Since 2001, Enerdu and other hydro plants around the province have not paid property taxes to the the towns and cities where they reside — instead, under the terms of Ontario’s “Power Dam Special Payment Program”, the municipalities receive an annual “payment-in-lieu” of those revenues.
According to Town staff, our share from that program totalled $11,700 for each of the past three years. But that’s likely to drop in future.
Buried deep in the recent provincial budget was this item:
“The Province provides a special annual payment to municipalities hosting hydro-electric generating stations (power dams). Through this program, the Province has been providing municipalities with funding that reflects the amount of property tax revenue that each municipality received from these stations prior to 2001, when the stations became exempt from property taxation.
“In 2013, the Province advised municipalities that this program would be reviewed as part of a broader examination to ensure government programs meet their policy objectives, while taking into account the government’s ongoing effort to make responsible spending choices…
“As a result of the Province’s review, and in the context of the government’s commitment to continue to manage spending, the program will be phasing down to $14.3 million by 2017.”
This means a $4.4 million cut to those payments province-wide, and apparently a corresponding drop in our share. Not that $11,700 is a major contribution to the Town’s operating and capital budget of $14.8 million — but any cut will be one less argument in favour of Enerdu’s alleged benefits to the community.

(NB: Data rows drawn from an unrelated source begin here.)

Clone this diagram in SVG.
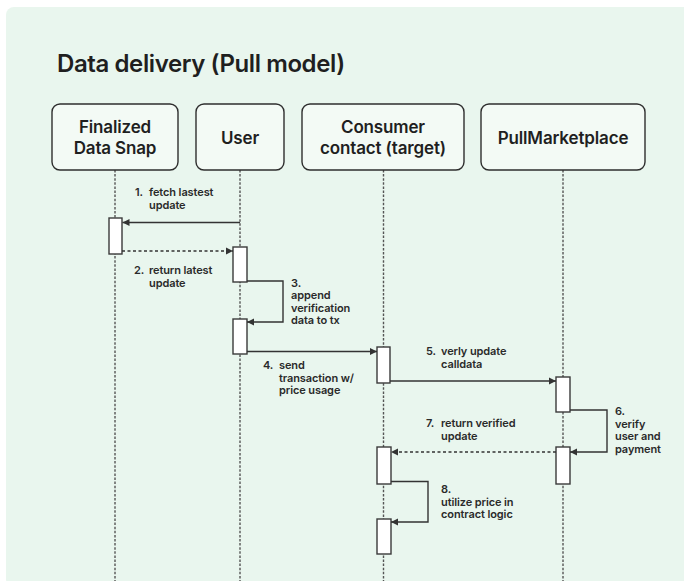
<svg xmlns="http://www.w3.org/2000/svg" width="684" height="581" viewBox="0 0 684 581">
<defs>
<style>
.bg{fill:#e9f6ee}
.box{fill:#f3faf5;stroke:#2e2e2e;stroke-width:1.4}
.bt{font-family:Inter,"Liberation Sans",sans-serif;font-size:17px;font-weight:600;fill:#1f1f1f;text-anchor:middle;letter-spacing:-0.15px}
.title{font-family:Inter,"Liberation Sans",sans-serif;font-size:24px;font-weight:600;fill:#1f1f1f;letter-spacing:-0.4px}
.life{stroke:#555;stroke-width:1.4;stroke-dasharray:2.5 1.6;fill:none}
.act{fill:#fff;stroke:#3a3a3a;stroke-width:1.4}
.msg{stroke:#333;stroke-width:1.4;fill:none;marker-end:url(#ah)}
.dash{stroke-dasharray:3 2.5}
.lb{font-family:Inter,"Liberation Sans",sans-serif;font-size:11px;font-weight:600;fill:#2a2a2a;letter-spacing:-0.1px}
</style>
<marker id="ah" markerUnits="userSpaceOnUse" markerWidth="8" markerHeight="8" viewBox="0 0 8 8" refX="7" refY="4" orient="auto">
<path d="M0,0.5 L7,4 L0,7.5 z" fill="#333"/>
</marker>
</defs>
<rect x="0" y="0" width="684" height="581" fill="#ffffff"/>
<rect class="bg" x="6" y="7" width="690" height="580" rx="8"/>
<text class="title" x="57" y="72">Data delivery (Pull model)</text>

<g id="snap">
<line class="life" x1="115" y1="170" x2="115" y2="581"/>
<rect class="box" x="52" y="104" width="126" height="66" rx="8"/>
<text class="bt" x="115" y="133">Finalized</text>
<text class="bt" x="115" y="154">Data Snap</text>
<rect class="act" x="109" y="218" width="13" height="36"/>
</g>

<g id="user">
<line class="life" x1="240" y1="170" x2="240" y2="581"/>
<rect class="box" x="196" y="104" width="88" height="66" rx="8"/>
<text class="bt" x="240" y="143.5">User</text>
<rect class="act" x="233" y="247" width="14" height="35"/>
<rect class="act" x="233" y="319" width="14" height="35"/>
</g>

<g id="consumer">
<line class="life" x1="383.5" y1="170" x2="383.5" y2="581"/>
<rect class="box" x="302" y="104" width="162" height="66" rx="8"/>
<text class="bt" x="383" y="133">Consumer</text>
<text class="bt" x="383" y="154">contact (target)</text>
<rect class="act" x="377" y="347" width="13" height="36"/>
<rect class="act" x="377" y="447" width="14" height="37"/>
<rect class="act" x="377" y="519" width="14" height="35"/>
</g>

<g id="marketplace">
<line class="life" x1="563" y1="170" x2="563" y2="581"/>
<rect class="box" x="481" y="104" width="164" height="66" rx="8"/>
<text class="bt" x="563" y="143.5">PullMarketplace</text>
<rect class="act" x="556" y="377" width="14" height="35"/>
<rect class="act" x="556" y="447" width="14" height="37"/>
</g>

<g id="connectors">
<path class="msg" d="M240 222.5 H122.5"/>
<path class="msg dash" d="M122 251 H233"/>
<path class="msg" d="M247 281 H283 V322 H247"/>
<path class="msg" d="M247 351.5 H377"/>
<path class="msg" d="M390 381 H556"/>
<path class="msg" d="M570 410 H607 V452 H570"/>
<path class="msg dash" d="M556 452 H391"/>
<path class="msg" d="M391 481.5 H428 V522 H391"/>

<text class="lb" x="135" y="196">1.</text>
<text class="lb" x="149" y="196">fetch lastest</text>
<text class="lb" x="149" y="208.5">update</text>

<text class="lb" x="134" y="274">2.</text>
<text class="lb" x="149" y="274">return latest</text>
<text class="lb" x="149" y="286.5">update</text>

<text class="lb" x="291" y="286.5">3.</text>
<text class="lb" x="291" y="299">append</text>
<text class="lb" x="291" y="311.5">verification</text>
<text class="lb" x="291" y="324">data to tx</text>

<text class="lb" x="263" y="369">4.</text>
<text class="lb" x="279" y="369">send</text>
<text class="lb" x="279" y="381.5">transaction w/</text>
<text class="lb" x="279" y="394">price usage</text>

<text class="lb" x="426" y="355">5.</text>
<text class="lb" x="441" y="355">verly update</text>
<text class="lb" x="441" y="367.5">calldata</text>

<text class="lb" x="615" y="415">6.</text>
<text class="lb" x="615" y="427.5">verify</text>
<text class="lb" x="615" y="440">user and</text>
<text class="lb" x="615" y="452.5">payment</text>

<text class="lb" x="426" y="427">7.</text>
<text class="lb" x="441" y="427">return verified</text>
<text class="lb" x="441" y="439.5">update</text>

<text class="lb" x="441" y="493">8.</text>
<text class="lb" x="441" y="505.5">utilize price in</text>
<text class="lb" x="441" y="518">contract logic</text>
</g>
</svg>
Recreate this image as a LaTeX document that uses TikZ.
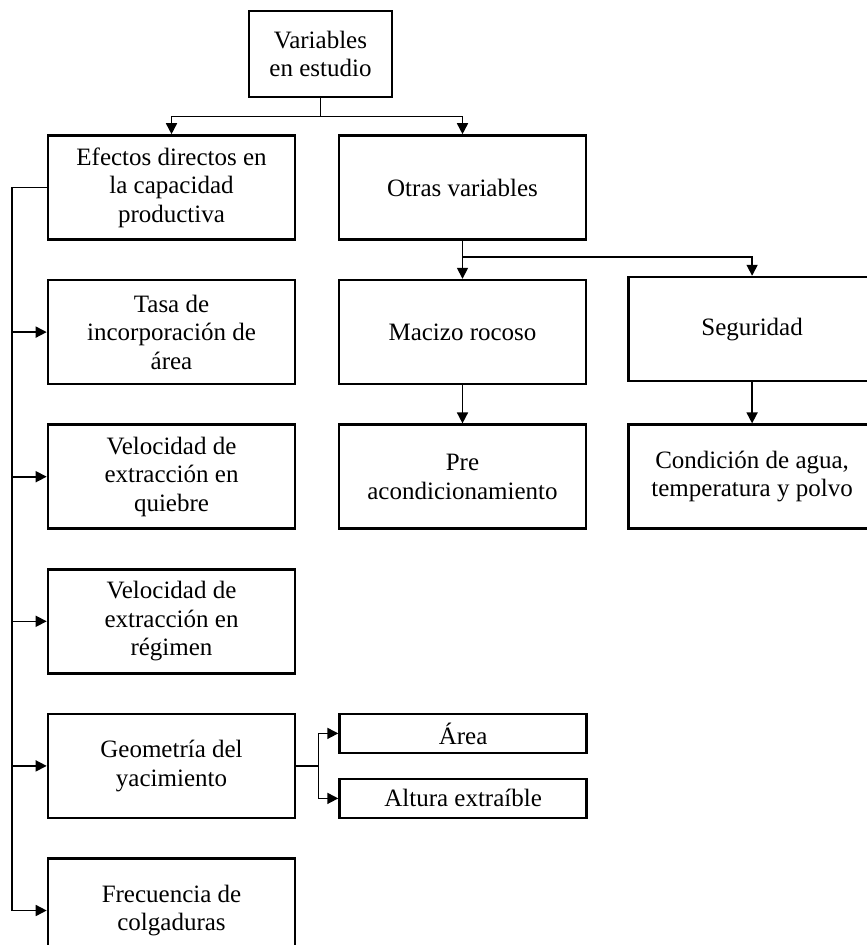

Some Ontario communities will be much harder hit by this claw-back of funding. The town of Wawa, with seven hydro plants running inside its boundaries, will lose almost a million dollars over the next four years, a devastating blow to a town already hard-hit by severe floods in 2012 and the loss of two major employers in prior years.
Wawa’s council has asked municipalities across Ontario to join it in passing motions calling on the government to reverse its decision to decrease funding to the Power Dam Special Payment Program. Our Council will be asked to approve such a motion at its meeting on September 2.